Why aren’t these lawyers for DoHA and the TGA being used to target those making false and misleading claims about cancer cures?
Michael Woodhead
Editor
6minutes.com.au
I agree on the need for increased need for regulation of new practitioners but would contend that the AHMAC proposals are not proper, front-end nor targeted and therefore do not think that Rebecca will find them as effective as she wishes.
The AHMAC proposal completely lacks proactive elements for the larger professions (for example the training of counsellors) and does little to amend public confusion as to where to report practitioners.
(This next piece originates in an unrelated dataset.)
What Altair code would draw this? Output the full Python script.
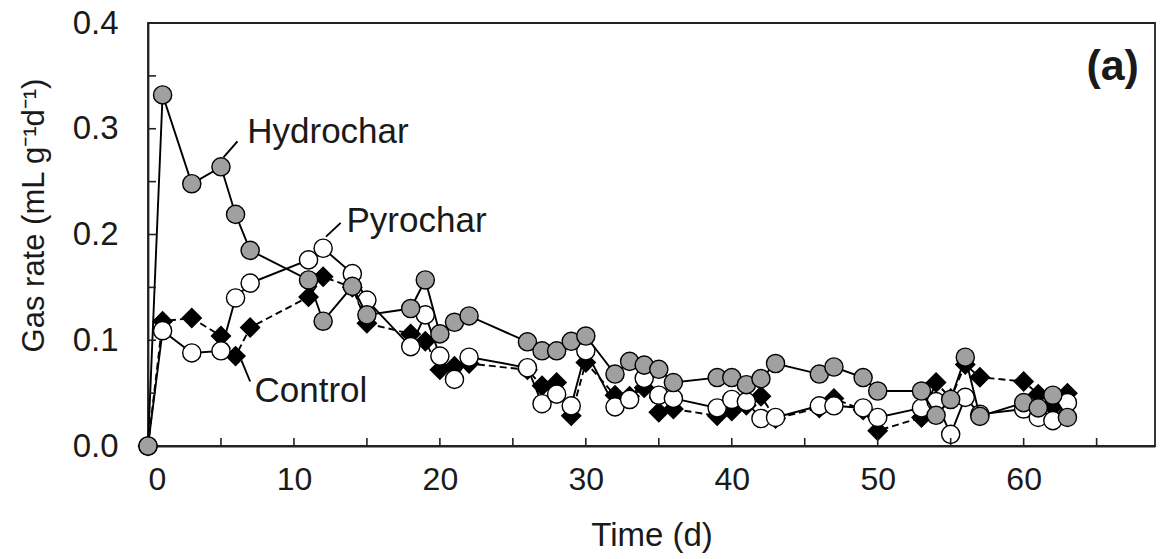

In NSW the statutory Code of Conduct has failed to protect consumers in most cases, as it is only the most egregious cases are actioned, given the resource constraints. It remains to be seen whether the cases she mentioned would be ‘serious’ enough for exploration. If the NSW experience is anything to go by I would not hold out hope. Ditto for ‘mild’ cases of financial exploitation or incompetent misdiagnosis.
Even when the HCCC has taken action then this has not guaranteed protection, as practice rights have been restored and public declarations removed in relation to some practitioners who were acquitted of “legal” wrongdoing, even when grave ethical concerns that would result in de-registration from a professional board remained.
The AHMAC proposal for a statutory Code of Conduct is an excellent catch-all safety net that will offer the public a small increase in protection, but it should never replace real statutory regulation of professions with a large (and increasing) role in Australia. Amongst those professions government reports have consistently recommended regulating are naturopaths and counsellors/psychotherapists.
We were all initially informed in 2009 that as the ‘third stage’ of the introduction of the NRAS AHPRA would review professions that should be included in the national scheme.
However, I fear that the upcoming AHMAC legislation will be used as an excuse to avoid registering new profession under AHPRA, when the changing healthcare landscape in Australia requires a significant expansion of the professions AHPRA regulates. I sincerely hope that AHMAC aren’t trying to pass the buck on this.
The strength of a statutory Code would be its potential comprehensive nature and statutory application with enforceable penalties. A potential weakness is that it is essentially ‘passive’ and has limited capacity for active monitoring and feedback unlike a system of formal registration.
Another weakness is a Code’s limited coverage beyond the activities of practitioners. The regulatory system should capture the responsibility of employers for their directly supervised and employed healthcare practitioners.
The central principle of protecting the public interest remains, and if government is to fulfil its obligations properly, then both operational aspects need to be addressed, albeit there may be different mechanisms involved for an operator to those for an individual.
Government thus carries an underlying obligation to minimise risks in the public interest, not only through the regulation of the individual practitioner, but also through the accreditation, licensing and monitoring of any related entity
that provides direct operational (e.g. clinical) practice support.
There are numerous examples of employers breaching the spirit of a professional practitioner code of conduct and this forms an additional justification for capturing employers and related service providers within the scope of an overall regulatory framework.